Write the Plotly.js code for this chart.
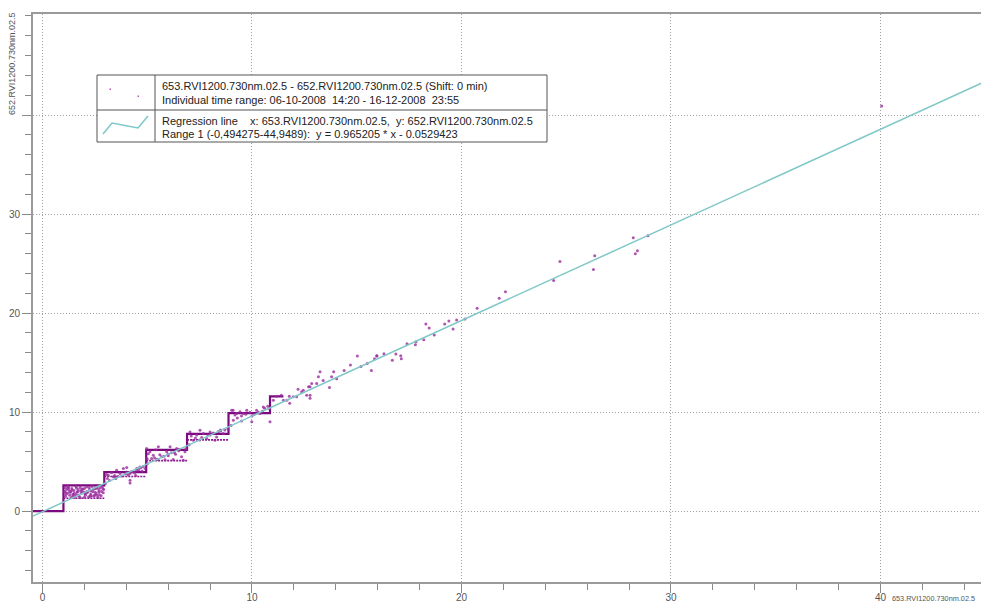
<!DOCTYPE html>
<html>
<head>
<meta charset="utf-8">
<script src="https://cdn.plot.ly/plotly-3.0.1.min.js"></script>
<style>html,body{margin:0;padding:0;background:#fff;overflow:hidden;}#chart{width:981px;height:605px;}</style>
</head>
<body>
<div id="chart"></div>
<script>
// ---- data ----
const xTitle = "653.RVI1200.730nm.02.5";
const yTitle = "652.RVI1200.730nm.02.5";
const xTickVals = [0, 10, 20, 30, 40];
const xTickText = ["0", "10", "20", "30", "40"];
const yTickVals = [0, 10, 20, 30, 40];
const yTickText = ["0", "10", "20", "30", ""];

// regression: y = 0.965205 * x - 0.0529423 over range (-0.494275 .. 44.9489)
const regSlope = 0.965205;
const regIntercept = -0.0529423;
const regRange = [-0.494275, 44.9489];

// staircase (dense quantised points forming steps)
const stepX = [-0.49, 1.0, 1.0, 2.95, 2.95, 4.95, 4.95, 6.9, 6.9, 8.88, 8.88, 10.86, 10.86, 11.5];
const stepY = [0, 0, 2.6, 2.6, 3.95, 3.95, 6.2, 6.2, 7.8, 7.8, 9.9, 9.9, 11.6, 11.6];
const stepBottomX = [1.0, 2.95, null, 2.95, 4.95, null, 4.95, 6.9, null, 6.9, 8.88];
const stepBottomY = [1.3, 1.3, null, 3.5, 3.5, null, 5.1, 5.1, null, 7.2, 7.2];

// scattered samples
const ptX = [
 1.1,1.15,1.2,1.25,1.3,1.35,1.4,1.45,1.5,1.55,1.6,1.65,1.7,1.75,1.8,1.85,1.9,2.0,2.05,2.1,2.15,2.2,2.25,2.3,2.35,2.4,2.45,2.5,2.55,2.6,2.65,2.7,2.75,2.8,2.85,2.9,1.1,1.2,1.4,1.6,1.8,2.0,2.3,2.6,
 1.05,1.12,1.22,1.32,1.42,1.52,1.62,1.72,1.82,1.92,2.02,2.12,2.22,2.32,2.42,2.52,2.62,2.72,2.82,2.92,1.08,1.28,1.48,1.68,1.88,2.08,2.28,2.48,2.68,2.88,
 3.14,3.54,3.86,4.18,4.18,4.5,4.65,4.02,3.7,3.38,4.18,4.34,3.2,3.6,4.8,3.05,3.3,3.45,3.8,3.95,4.1,4.25,4.4,4.6,4.75,4.9,3.1,3.5,4.0,4.45,4.7,
 4.97,5.13,5.29,5.45,5.69,5.93,6.09,6.4,6.64,6.72,6.24,5.53,5.21,6.0,6.5,5.05,5.35,5.6,5.8,6.15,6.35,6.55,6.8,5.0,5.4,5.85,6.3,6.85,
 7.04,7.36,7.68,8.0,8.31,8.63,8.23,7.84,7.2,7.52,8.5,7.1,7.3,7.6,7.9,8.15,8.4,8.7,8.85,
 9.03,9.19,9.43,9.75,9.99,10.22,10.54,10.86,10.38,9.11,9.58,9.27,9.1,10.83,9.3,9.5,9.7,9.9,10.1,10.3,10.6,10.75,
 11.02,11.5,11.97,12.45,12.77,13.09,13.4,12.61,12.13,11.18,11.4,11.66,11.8,11.78,12.2,12.37,12.7,12.85,12.77,12.77,13.17,13.25,13.7,13.8,13.9,14.04,14.4,14.7,15.2,15.5,15.7,15.03,15.97,
 15.85,15.95,16.3,16.7,16.87,17.1,17.13,17.4,17.8,17.83,18.2,18.3,18.46,18.7,19.2,19.4,19.6,19.77,20.17,20.75,21.8,22.1,
 24.4,24.7,26.3,26.36,28.2,28.3,28.4,28.9,40.06,
 1.5,2.0,2.5,3.0,3.5,4.0,4.5,5.0,5.5,6.0,6.5,7.0,7.5,8.0,8.5,9.0,9.5,10.0,10.5
];
const ptY = [
 1.5,2.2,1.8,2.4,1.6,2.0,2.3,1.7,2.1,1.4,2.5,1.9,2.2,1.5,2.4,1.8,2.0,2.3,1.6,2.45,1.9,1.45,2.2,1.7,2.5,1.95,1.5,2.3,1.75,2.45,1.4,2.1,2.35,1.55,2.5,1.85,1.9,2.5,1.4,1.65,1.35,1.4,2.05,1.6,
 2.0,1.7,2.3,1.9,2.15,1.8,2.35,1.6,2.05,2.25,1.75,2.0,2.4,1.55,2.2,1.9,2.3,1.65,2.0,2.2,2.4,2.1,1.6,2.0,2.2,1.8,1.5,1.6,1.9,2.3,
 3.64,4.14,4.3,3.13,2.85,4.14,4.47,4.4,3.8,3.47,3.8,3.97,3.1,3.5,4.5,3.7,3.9,3.6,3.55,3.75,3.65,4.0,3.85,4.2,4.05,4.3,3.3,3.4,3.95,3.6,4.4,
 6.33,6.0,5.66,5.22,5.49,6.0,6.5,6.33,5.49,5.15,5.22,6.5,5.32,5.6,6.1,5.8,5.4,5.7,5.55,5.9,5.75,6.2,6.0,5.3,6.2,5.2,5.9,6.3,
 8.0,7.68,7.85,8.0,7.5,7.85,7.17,7.34,7.17,8.18,8.1,7.6,7.4,7.45,7.7,7.9,8.05,8.2,8.3,
 10.2,9.7,10.03,10.2,9.02,10.2,10.53,9.02,9.87,9.19,9.87,9.87,10.2,10.37,9.4,9.6,9.8,10.0,9.75,10.0,10.4,10.6,
 11.2,11.2,11.55,12.2,12.56,12.9,13.2,11.7,11.55,11.6,11.7,11.2,10.9,11.6,12.3,12.05,12.56,12.9,11.7,11.4,13.57,14.07,12.5,13.57,14.07,13.36,14.2,14.75,14.6,14.9,14.2,15.66,15.7,
 15.4,15.66,15.9,15.25,15.86,15.7,15.4,16.9,16.8,17.1,17.3,18.9,18.5,17.8,18.9,19.2,18.4,19.3,19.4,20.5,21.5,22.15,
 23.3,25.2,24.4,25.8,27.6,26.0,26.3,27.8,40.9,
 1.4,1.9,2.35,2.8,3.3,3.8,4.3,4.8,5.25,5.75,6.25,6.7,7.2,7.7,8.2,8.65,9.1,9.6,10.1
];

// ---- layout helpers (pixel -> paper) ----
const L = 33, T = 14, W = 948, H = 568;
const px = v => (v - L) / W;
const py = v => (T + H - v) / H;

const regX = regRange.slice();
const regY = regRange.map(x => regSlope * x + regIntercept);

const traces = [
  {x: stepX, y: stepY, mode: 'lines', line: {color: '#7a0a7e', width: 2.2}, hoverinfo: 'skip', showlegend: false},
  {x: stepBottomX, y: stepBottomY, mode: 'lines', line: {color: '#8a1a8c', width: 1.6, dash: '2px,1px'}, hoverinfo: 'skip', showlegend: false, connectgaps: false},
  {x: ptX, y: ptY, mode: 'markers', marker: {color: '#9a2a9e', size: 3, opacity: 0.8}, showlegend: false},
  {x: regX, y: regY, mode: 'lines', line: {color: '#80c8c8', width: 1.5}, showlegend: false}
];

const fontFam = '"Liberation Sans", Arial, sans-serif';
const axisCommon = {
  showline: true, linecolor: '#9a9a9a', linewidth: 2,
  ticks: 'outside', ticklen: 9, tickcolor: '#8a8a8a', tickwidth: 1,
  showgrid: true, gridcolor: '#a0a0a0', griddash: '1px,2px', gridwidth: 1,
  zeroline: false, tickmode: 'array',
  tickfont: {family: fontFam, size: 10, color: '#555'},
  minor: {dtick: 2, ticklen: 6, tickcolor: '#8a8a8a', showgrid: false, ticks: 'outside'}
};

const legendText = [
  {t: "653.RVI1200.730nm.02.5 - 652.RVI1200.730nm.02.5 (Shift: 0 min)", y: 86},
  {t: "Individual time range: 06-10-2008\u00a0\u00a014:20 - 16-12-2008\u00a0\u00a023:55", y: 99.5},
  {t: "Regression line\u00a0\u00a0\u00a0\u00a0x: 653.RVI1200.730nm.02.5,\u00a0\u00a0y: 652.RVI1200.730nm.02.5", y: 120.5},
  {t: "Range 1 (-0,494275-44,9489):\u00a0\u00a0y = 0.965205 * x - 0.0529423", y: 133.5}
];

const annotations = legendText.map(o => ({
  xref: 'paper', yref: 'paper', x: px(160), y: py(o.y), xanchor: 'left', yanchor: 'middle',
  text: o.t, showarrow: false, font: {family: fontFam, size: 11, color: '#222'}
}));
annotations.push({
  xref: 'paper', yref: 'paper', x: px(12), y: py(64), xanchor: 'center', yanchor: 'middle',
  text: yTitle, textangle: -90, showarrow: false, font: {family: fontFam, size: 9, color: '#555'}
});
annotations.push({
  xref: 'paper', yref: 'paper', x: px(890), y: py(598), xanchor: 'left', yanchor: 'middle',
  text: xTitle, showarrow: false, font: {family: fontFam, size: 7.3, color: '#555'}
});

const shapes = [
  {type: 'rect', xref: 'paper', yref: 'paper', x0: px(97), x1: px(547), y0: py(75), y1: py(142),
   line: {color: '#555', width: 1}, fillcolor: 'rgba(255,255,255,1)', layer: 'above'},
  {type: 'line', xref: 'paper', yref: 'paper', x0: px(155), x1: px(155), y0: py(75), y1: py(142),
   line: {color: '#555', width: 1}, layer: 'above'},
  {type: 'line', xref: 'paper', yref: 'paper', x0: px(97), x1: px(547), y0: py(110), y1: py(110),
   line: {color: '#555', width: 1}, layer: 'above'},
  {type: 'path', xref: 'paper', yref: 'paper', layer: 'above',
   path: `M ${px(103)} ${py(134)} L ${px(112)} ${py(123)} L ${px(138)} ${py(128)} L ${px(148)} ${py(116)}`,
   line: {color: '#7cc8c8', width: 1.5}},
  {type: 'rect', xref: 'paper', yref: 'paper', layer: 'above', x0: px(109.5), x1: px(111), y0: py(88.5), y1: py(90),
   line: {width: 0}, fillcolor: '#c050c0'},
  {type: 'rect', xref: 'paper', yref: 'paper', layer: 'above', x0: px(137.5), x1: px(139), y0: py(95.5), y1: py(97),
   line: {width: 0}, fillcolor: '#c050c0'}
];

const layout = {
  width: 981, height: 605,
  margin: {l: L, r: 0, t: T, b: 605 - T - H, pad: 0},
  paper_bgcolor: '#fff', plot_bgcolor: '#fff',
  showlegend: false,
  xaxis: Object.assign({}, axisCommon, {range: [-0.453, 44.8], tickvals: xTickVals, ticktext: xTickText, mirror: true, ticklabelstandoff: -4}),
  yaxis: Object.assign({}, axisCommon, {range: [-7.15, 50.2], tickvals: yTickVals, ticktext: yTickText, mirror: false}),
  annotations: annotations,
  shapes: shapes
};

Plotly.newPlot('chart', traces, layout, {staticPlot: true, displayModeBar: false});
</script>
</body>
</html>
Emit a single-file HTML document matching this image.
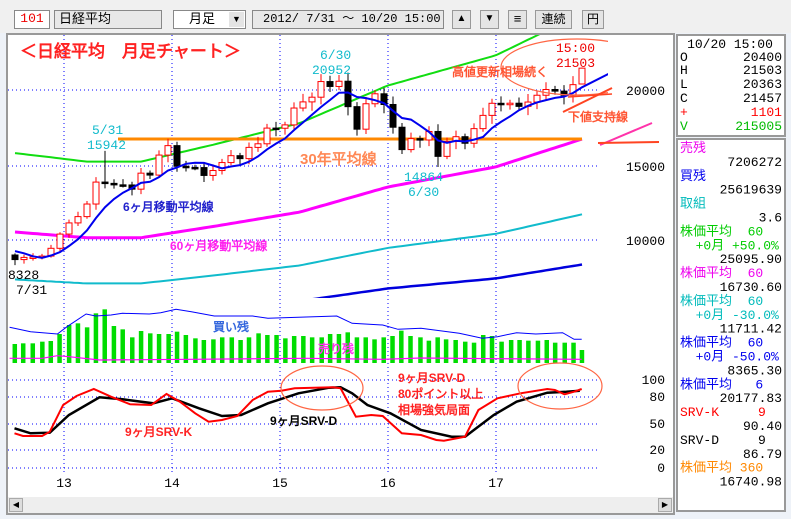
<!DOCTYPE html>
<html><head><meta charset="utf-8"><style>
body{margin:0;width:791px;height:519px;background:#eef2f8;overflow:hidden;font-family:"Liberation Sans","WenQuanYi Zen Hei",sans-serif}
.b{position:absolute;box-sizing:border-box;font-size:13px;line-height:16px}
</style></head><body>
<div class="b" style="left:0;top:0;width:791px;height:33px;background:#f0f0f0"></div>
<div class="b" style="left:14px;top:10px;width:36px;height:19px;background:#fff;border:1px solid #888;color:#e00;text-align:center;font-family:'Liberation Mono',monospace">101</div>
<div class="b" style="left:54px;top:10px;width:108px;height:19px;background:#e8e8e8;border:1px solid #888;padding-left:4px;font-family:'WenQuanYi Zen Hei',sans-serif">日経平均</div>
<div class="b" style="left:173px;top:10px;width:73px;height:19px;background:#fff;border:1px solid #888;padding-left:15px;font-family:'WenQuanYi Zen Hei',sans-serif">月足</div>
<div class="b" style="left:229px;top:12px;width:15px;height:15px;background:#e4e4e4;font-size:9px;text-align:center;line-height:15px">▼</div>
<div class="b" style="left:252px;top:10px;width:192px;height:19px;background:#e8e8e8;border:1px solid #888;padding-left:10px;font-family:'Liberation Mono','WenQuanYi Zen Hei',monospace;font-size:12px;white-space:nowrap">2012/ 7/31 ～ 10/20 15:00</div>
<div class="b" style="left:452px;top:10px;width:19px;height:19px;background:#e4e4e4;border:1px solid #999;font-size:10px;text-align:center">▲</div>
<div class="b" style="left:480px;top:10px;width:19px;height:19px;background:#e4e4e4;border:1px solid #999;font-size:10px;text-align:center">▼</div>
<div class="b" style="left:508px;top:10px;width:19px;height:19px;background:#e4e4e4;border:1px solid #999;text-align:center">≡</div>
<div class="b" style="left:535px;top:10px;width:37px;height:19px;background:#e4e4e4;border:1px solid #999;text-align:center;font-family:'WenQuanYi Zen Hei',sans-serif;font-size:12px">連続</div>
<div class="b" style="left:582px;top:10px;width:22px;height:19px;background:#e4e4e4;border:1px solid #999;text-align:center;font-family:'WenQuanYi Zen Hei',sans-serif;font-size:12px">円</div>
<div class="b" style="left:6px;top:33px;width:669px;height:482px;background:#fff;border:2px solid #999"></div>
<div class="b" style="left:8px;top:497px;width:665px;height:16px;background:#eee"></div>
<div class="b" style="left:9px;top:498px;width:14px;height:14px;background:#ddd;border:1px solid #aaa;font-size:8px;text-align:center;line-height:12px">◀</div>
<div class="b" style="left:658px;top:498px;width:14px;height:14px;background:#ddd;border:1px solid #aaa;font-size:8px;text-align:center;line-height:12px">▶</div>
<div class="b" style="left:676px;top:34px;width:110px;height:103px;background:#fff;border:2px solid #999"></div>
<div class="b" style="left:676px;top:138px;width:110px;height:374px;background:#fff;border:2px solid #999"></div>
<svg id="s" width="791" height="519" style="position:absolute;left:0;top:0" xmlns="http://www.w3.org/2000/svg"></svg>
<script>
var S=document.getElementById('s'),h='';
function L(p,c,w,ex){return '<polyline fill="none" stroke="'+c+'" stroke-width="'+w+'" points="'+p.map(function(q){return q[0].toFixed(1)+','+q[1].toFixed(1)}).join(' ')+'" '+(ex||'')+'/>';}
function T(x,y,t,c,sz,ex){return '<text x="'+x+'" y="'+y+'" fill="'+c+'" font-size="'+sz+'" '+(ex||'')+'>'+t+'</text>';}
h+='<defs><clipPath id="cp"><rect x="8" y="35" width="600" height="263"/></clipPath><clipPath id="cs"><rect x="8" y="35" width="600" height="462"/></clipPath></defs>';
// grid
[64,172,280,388,496].forEach(function(x){h+='<line x1="'+x+'" y1="35" x2="'+x+'" y2="472" stroke="#00f" stroke-dasharray="1,3"/>';});
[90,166,240,380,397,424,450,468].forEach(function(y){h+='<line x1="8" y1="'+y+'" x2="600" y2="'+y+'" stroke="#00f" stroke-dasharray="1,3"/>';});
var pre=[8803,9723,10084,9521,8543,9007];
var C=[8695,8840,8870,8928,9446,10395,11139,11559,12398,13861,13775,13677,13668,13389,14456,14328,15662,16291,14915,14841,14828,14304,14632,15162,15621,15425,16174,16414,17460,17451,17674,18798,19207,19520,20563,20236,20585,18890,17388,19083,19747,19034,17518,16027,16759,16666,17235,15576,16569,16887,16450,17425,18308,19114,19041,19119,18909,19197,19650,20033,19925,19646,20356,21457];
function X(i){return 15+i*9;}function Y(p){return 90+(20000-p)*0.015;}
// 60MA
var cp=[[0,10530],[8,10150],[14,10150],[22,10900],[31.7,11870],[41.4,13530],[53.4,14870],[63,16730]];
function ma60(i){for(var k=0;k<cp.length-1;k++){if(i<=cp[k+1][0]){var t=(i-cp[k][0])/(cp[k+1][0]-cp[k][0]);return cp[k][1]+t*(cp[k+1][1]-cp[k][1]);}}return cp[cp.length-1][1];}
var g=[],m=[],cy=[],bl=[];for(var i=0;i<=63;i+=0.5){var v=ma60(i);g.push([X(i),Y(v*1.5)]);m.push([X(i),Y(v)]);cy.push([X(i),Y(v*0.7)]);bl.push([X(i),Y(v*0.5)]);}
h+='<g clip-path="url(#cp)">'+L(g,'#1d1','2')+L(m,'#f0f','3')+L(cy,'#1bc','2')+L(bl,'#00d','2.5');
h+='<line x1="118" y1="139" x2="582" y2="139" stroke="#f80" stroke-width="3"/>';
// candles
var all=pre.concat(C);var hi={10:15942,35:20952,63:21503},lo={0:8328,47:14864,63:20363};
for(var i=0;i<64;i++){var c=C[i],o=i==63?20400:(i==0?9000:C[i-1]);var H=hi[i]||Math.max(o,c)*(1+0.012+0.02*((i*7)%5)/5);var Lw=lo[i]||Math.min(o,c)*(1-0.012-0.025*((i*3)%4)/4);var up=c>=o,col=up?'#f00':'#000',x=X(i);
h+='<line x1="'+x+'" y1="'+Y(H)+'" x2="'+x+'" y2="'+Y(Lw)+'" stroke="'+col+'"/>';var t=Y(Math.max(o,c)),bh=Math.max(1.5,Math.abs(Y(o)-Y(c)));
h+='<rect x="'+(x-3)+'" y="'+t+'" width="6" height="'+bh+'" fill="'+(up?'#fff':'#000')+'" stroke="'+col+'"/>';}
var b6=[];for(var i=0;i<64;i++){var s=0;for(var k=0;k<6;k++)s+=all[i+6-k];b6.push([X(i),Y(s/6)]);}
b6.push([628,64]);h+=L(b6,'#00e','2')+'</g>';
// volume
var vx=[38,60,85,110,132,155,180,203,227,250,273,297,320,345,368,392,415,440,462,485,510,532,557,580,605,628,650,675,698,722,745,768,792,815,840,862,885,908,932,955,978,1002,1025,1048,1072,1098,1120,1143,1165,1190,1215,1238,1262,1285,1310,1335,1357,1380,1405,1428,1450,1475,1498,1520];
var vt=[162,160,160,155,153,132,105,100,112,70,58,108,118,142,123,130,132,132,125,135,145,150,148,142,142,150,142,130,135,135,145,138,138,142,142,132,132,127,142,142,148,142,138,122,138,142,152,142,148,150,155,158,135,138,155,150,150,152,152,150,158,158,158,180];
for(var i=0;i<64;i++){var x=vx[i]/2.613,y=290+vt[i]/3;h+='<rect x="'+(x-2)+'" y="'+y+'" width="4.5" height="'+(363-y)+'" fill="#0d0"/>';}
function Z(a){return a.map(function(q){return [q[0]/2.613,290+q[1]/3];});}
h+=L(Z([[25,112],[80,125],[150,132],[175,110],[225,72],[250,78],[290,75],[320,70],[390,72],[420,68],[460,58],[500,65],[560,78],[660,78],[700,85],[780,82],[880,78],[920,100],[1000,105],[1040,118],[1100,115],[1200,130],[1260,145],[1300,140],[1350,128],[1400,132],[1470,128],[1500,148],[1520,148]]),'#00f','1');
h+=L(Z([[25,205],[110,205],[150,197],[180,200],[260,210],[500,208],[800,205],[1000,208],[1100,204],[1300,206],[1520,208]]),'#f0f','1.2');
h+=L(Z([[38,415],[80,430],[130,428],[180,375],[260,322],[320,328],[400,340],[450,325],[520,355],[580,378],[630,375],[700,340],[780,310],[860,293],[890,292],[920,310],[960,345],[1020,370],[1100,420],[1180,440],[1215,440],[1290,375],[1350,335],[1430,308],[1480,305],[1515,302]]),'#000','2.5');
h+=L(Z([[38,430],[60,438],[110,438],[130,425],[165,345],[200,318],[245,297],[290,320],[340,343],[395,345],[435,312],[470,335],[510,370],[545,395],[580,390],[620,378],[660,330],[700,305],[735,302],[770,295],[870,292],[890,295],[930,380],[970,375],[1000,378],[1050,430],[1100,435],[1140,450],[1160,452],[1215,440],[1250,360],[1300,325],[1360,310],[1430,297],[1450,300],[1475,313],[1500,305],[1520,297]]),'#f00','2');
// annotations
h+='<g clip-path="url(#cs)"><ellipse cx="577" cy="67" rx="76" ry="28" fill="none" stroke="#f64" stroke-width="1.2"/><ellipse cx="322" cy="388" rx="41" ry="22" fill="none" stroke="#f64" stroke-width="1.2"/><ellipse cx="560" cy="386" rx="42" ry="23" fill="none" stroke="#f64" stroke-width="1.2"/></g>';
h+='<line x1="563" y1="112" x2="612" y2="88" stroke="#f42" stroke-width="2"/><line x1="568" y1="97" x2="612" y2="94" stroke="#f42" stroke-width="1.5"/><line x1="600" y1="145" x2="652" y2="123" stroke="#f3a" stroke-width="2"/><line x1="598" y1="143" x2="659" y2="142" stroke="#f42" stroke-width="2"/>';
var jf='font-family="Liberation Sans,WenQuanYi Zen Hei,sans-serif" font-weight="bold"';
var mf='font-family="Liberation Mono,WenQuanYi Zen Hei,monospace"';
h+=T(20,57,'＜日経平均　月足チャート＞','#f22',17,jf);
h+=T(300,164,'30年平均線','#f85',15,jf);
h+=T(123,211,'6ヶ月移動平均線','#22c',12,jf);
h+=T(170,250,'60ヶ月移動平均線','#f2e',12,jf);
h+=T(452,76,'高値更新相場続く','#f53',12,jf);
h+=T(568,121,'下値支持線','#f53',12,jf);
h+=T(213,331,'買い残','#36d',12,jf)+T(318,353,'売り残','#f3e',12,jf);
h+=T(125,436,'9ヶ月SRV-K','#f22',12,jf)+T(270,425,'9ヶ月SRV-D','#000',12,jf);
h+=T(398,382,'9ヶ月SRV-D','#f22',12,jf)+T(398,398,'80ポイント以上','#f22',12,jf)+T(398,414,'相場強気局面','#f22',12,jf);
h+=T(556,52,'15:00','#e00',13,mf)+T(556,67,'21503','#e00',13,mf);
h+=T(320,59,'6/30','#1bc',13,mf)+T(312,74,'20952','#1bc',13,mf);
h+=T(92,134,'5/31','#1bc',13,mf)+T(87,149,'15942','#1bc',13,mf);
h+=T(404,181,'14864','#1bc',13,mf)+T(408,196,'6/30','#1bc',13,mf);
h+=T(8,279,'8328','#000',13,mf)+T(16,294,'7/31','#000',13,mf);
[[64,'13'],[172,'14'],[280,'15'],[388,'16'],[496,'17']].forEach(function(a){h+=T(a[0],487,a[1],'#000',13,mf+' text-anchor="middle"');});
[[95,'20000'],[171,'15000'],[245,'10000'],[384,'100'],[401,'80'],[428,'50'],[454,'20'],[472,'0']].forEach(function(a){h+=T(665,a[0],a[1],'#000',13,mf+' text-anchor="end"');});
// info
var R=782;function I(y,l,r,c1,c2){if(l)h+=T(680,y,l,c1,13,mf);if(r)h+=T(R,y,r,c2||c1,13,mf+' text-anchor="end"');}
h+=T(730,48,'10/20 15:00','#000',13,mf+' text-anchor="middle"');
I(61,'O','20400','#000');I(74,'H','21503','#000');I(88,'L','20363','#000');I(102,'C','21457','#000');I(116,'+','1101','#f00');I(130,'V','215005','#0b0');
var rows=[['売残','','#e0e'],['','7206272','#000'],['買残','','#00e'],['','25619639','#000'],['取組','','#0bb'],['','3.6','#000'],['株価平均  60','','#0c0'],['  +0月 +50.0%','','#0c0'],['','25095.90','#000'],['株価平均  60','','#e0e'],['','16730.60','#000'],['株価平均  60','','#0bb'],['  +0月 -30.0%','','#0bb'],['','11711.42','#000'],['株価平均  60','','#00e'],['  +0月 -50.0%','','#00e'],['','8365.30','#000'],['株価平均   6','','#00e'],['','20177.83','#000'],['SRV-K     9','','#f00'],['','90.40','#000'],['SRV-D     9','','#000'],['','86.79','#000'],['株価平均 360','','#f80'],['','16740.98','#000']];
rows.forEach(function(r,k){I(152+k*13.9,r[0]?r[0].replace(/ /g,'&#160;'):'',r[1],r[2]);});
S.innerHTML=h;
</script>
</body></html>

····················

Problem requirements:
Write out, word for word, the lines from the start of the data through the one holding "const regRange = [-0.494275, 44.9489];". Omit pictures.

Written solution:
Write the Plotly.js code for this chart.
<!DOCTYPE html>
<html>
<head>
<meta charset="utf-8">
<script src="https://cdn.plot.ly/plotly-3.0.1.min.js"></script>
<style>html,body{margin:0;padding:0;background:#fff;overflow:hidden;}#chart{width:981px;height:605px;}</style>
</head>
<body>
<div id="chart"></div>
<script>
// ---- data ----
const xTitle = "653.RVI1200.730nm.02.5";
const yTitle = "652.RVI1200.730nm.02.5";
const xTickVals = [0, 10, 20, 30, 40];
const xTickText = ["0", "10", "20", "30", "40"];
const yTickVals = [0, 10, 20, 30, 40];
const yTickText = ["0", "10", "20", "30", ""];

// regression: y = 0.965205 * x - 0.0529423 over range (-0.494275 .. 44.9489)
const regSlope = 0.965205;
const regIntercept = -0.0529423;
const regRange = [-0.494275, 44.9489];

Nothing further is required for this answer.